> Data lines

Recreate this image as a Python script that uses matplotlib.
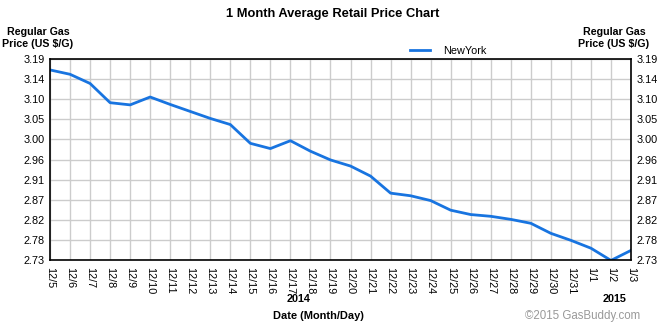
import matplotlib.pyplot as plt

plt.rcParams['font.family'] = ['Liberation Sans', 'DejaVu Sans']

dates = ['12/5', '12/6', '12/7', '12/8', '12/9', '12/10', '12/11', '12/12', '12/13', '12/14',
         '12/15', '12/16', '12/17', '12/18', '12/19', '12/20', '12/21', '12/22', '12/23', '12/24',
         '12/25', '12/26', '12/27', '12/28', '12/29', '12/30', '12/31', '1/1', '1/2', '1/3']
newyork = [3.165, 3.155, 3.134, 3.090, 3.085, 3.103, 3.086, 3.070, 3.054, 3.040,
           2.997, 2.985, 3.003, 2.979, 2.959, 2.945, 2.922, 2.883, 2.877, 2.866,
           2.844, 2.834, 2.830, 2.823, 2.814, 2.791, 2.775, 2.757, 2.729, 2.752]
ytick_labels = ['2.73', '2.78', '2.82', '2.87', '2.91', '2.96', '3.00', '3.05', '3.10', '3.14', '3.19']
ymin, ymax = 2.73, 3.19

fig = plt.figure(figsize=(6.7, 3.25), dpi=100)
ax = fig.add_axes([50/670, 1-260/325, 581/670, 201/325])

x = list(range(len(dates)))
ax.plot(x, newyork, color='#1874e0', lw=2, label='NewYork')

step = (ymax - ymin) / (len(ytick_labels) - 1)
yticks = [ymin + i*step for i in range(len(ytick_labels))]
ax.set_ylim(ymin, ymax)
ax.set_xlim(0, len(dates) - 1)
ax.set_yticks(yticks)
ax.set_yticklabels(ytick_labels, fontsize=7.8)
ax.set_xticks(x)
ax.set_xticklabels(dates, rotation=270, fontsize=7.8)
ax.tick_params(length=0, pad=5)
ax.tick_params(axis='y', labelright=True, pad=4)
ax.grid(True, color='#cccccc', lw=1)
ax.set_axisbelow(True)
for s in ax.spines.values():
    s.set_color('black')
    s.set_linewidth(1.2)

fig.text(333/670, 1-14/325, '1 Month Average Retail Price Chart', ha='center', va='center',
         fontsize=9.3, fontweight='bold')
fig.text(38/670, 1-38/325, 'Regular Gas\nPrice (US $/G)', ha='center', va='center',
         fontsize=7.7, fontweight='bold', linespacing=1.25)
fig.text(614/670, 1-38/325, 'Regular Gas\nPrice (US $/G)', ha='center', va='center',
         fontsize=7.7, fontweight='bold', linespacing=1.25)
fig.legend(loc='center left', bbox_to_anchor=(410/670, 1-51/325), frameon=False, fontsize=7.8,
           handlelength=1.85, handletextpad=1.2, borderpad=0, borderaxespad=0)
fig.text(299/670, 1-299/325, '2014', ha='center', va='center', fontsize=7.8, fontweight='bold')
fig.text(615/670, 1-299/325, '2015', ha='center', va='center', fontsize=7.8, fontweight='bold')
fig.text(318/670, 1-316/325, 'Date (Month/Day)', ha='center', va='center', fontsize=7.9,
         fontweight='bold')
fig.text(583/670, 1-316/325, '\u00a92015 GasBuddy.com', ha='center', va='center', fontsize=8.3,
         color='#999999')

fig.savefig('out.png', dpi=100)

> Instruction
Repeat the material above in full and exactly, omitting the pictures.

> Exercise response
Recreate this image as a Python script that uses matplotlib.
import matplotlib.pyplot as plt

plt.rcParams['font.family'] = ['Liberation Sans', 'DejaVu Sans']

dates = ['12/5', '12/6', '12/7', '12/8', '12/9', '12/10', '12/11', '12/12', '12/13', '12/14',
         '12/15', '12/16', '12/17', '12/18', '12/19', '12/20', '12/21', '12/22', '12/23', '12/24',
         '12/25', '12/26', '12/27', '12/28', '12/29', '12/30', '12/31', '1/1', '1/2', '1/3']
newyork = [3.165, 3.155, 3.134, 3.090, 3.085, 3.103, 3.086, 3.070, 3.054, 3.040,
           2.997, 2.985, 3.003, 2.979, 2.959, 2.945, 2.922, 2.883, 2.877, 2.866,
           2.844, 2.834, 2.830, 2.823, 2.814, 2.791, 2.775, 2.757, 2.729, 2.752]
ytick_labels = ['2.73', '2.78', '2.82', '2.87', '2.91', '2.96', '3.00', '3.05', '3.10', '3.14', '3.19']
ymin, ymax = 2.73, 3.19

fig = plt.figure(figsize=(6.7, 3.25), dpi=100)
ax = fig.add_axes([50/670, 1-260/325, 581/670, 201/325])

x = list(range(len(dates)))
ax.plot(x, newyork, color='#1874e0', lw=2, label='NewYork')

step = (ymax - ymin) / (len(ytick_labels) - 1)
yticks = [ymin + i*step for i in range(len(ytick_labels))]
ax.set_ylim(ymin, ymax)
ax.set_xlim(0, len(dates) - 1)
ax.set_yticks(yticks)
ax.set_yticklabels(ytick_labels, fontsize=7.8)
ax.set_xticks(x)
ax.set_xticklabels(dates, rotation=270, fontsize=7.8)
ax.tick_params(length=0, pad=5)
ax.tick_params(axis='y', labelright=True, pad=4)
ax.grid(True, color='#cccccc', lw=1)
ax.set_axisbelow(True)
for s in ax.spines.values():
    s.set_color('black')
    s.set_linewidth(1.2)

fig.text(333/670, 1-14/325, '1 Month Average Retail Price Chart', ha='center', va='center',
         fontsize=9.3, fontweight='bold')
fig.text(38/670, 1-38/325, 'Regular Gas\nPrice (US $/G)', ha='center', va='center',
         fontsize=7.7, fontweight='bold', linespacing=1.25)
fig.text(614/670, 1-38/325, 'Regular Gas\nPrice (US $/G)', ha='center', va='center',
         fontsize=7.7, fontweight='bold', linespacing=1.25)
fig.legend(loc='center left', bbox_to_anchor=(410/670, 1-51/325), frameon=False, fontsize=7.8,
           handlelength=1.85, handletextpad=1.2, borderpad=0, borderaxespad=0)
fig.text(299/670, 1-299/325, '2014', ha='center', va='center', fontsize=7.8, fontweight='bold')
fig.text(615/670, 1-299/325, '2015', ha='center', va='center', fontsize=7.8, fontweight='bold')
fig.text(318/670, 1-316/325, 'Date (Month/Day)', ha='center', va='center', fontsize=7.9,
         fontweight='bold')
fig.text(583/670, 1-316/325, '\u00a92015 GasBuddy.com', ha='center', va='center', fontsize=8.3,
         color='#999999')

fig.savefig('out.png', dpi=100)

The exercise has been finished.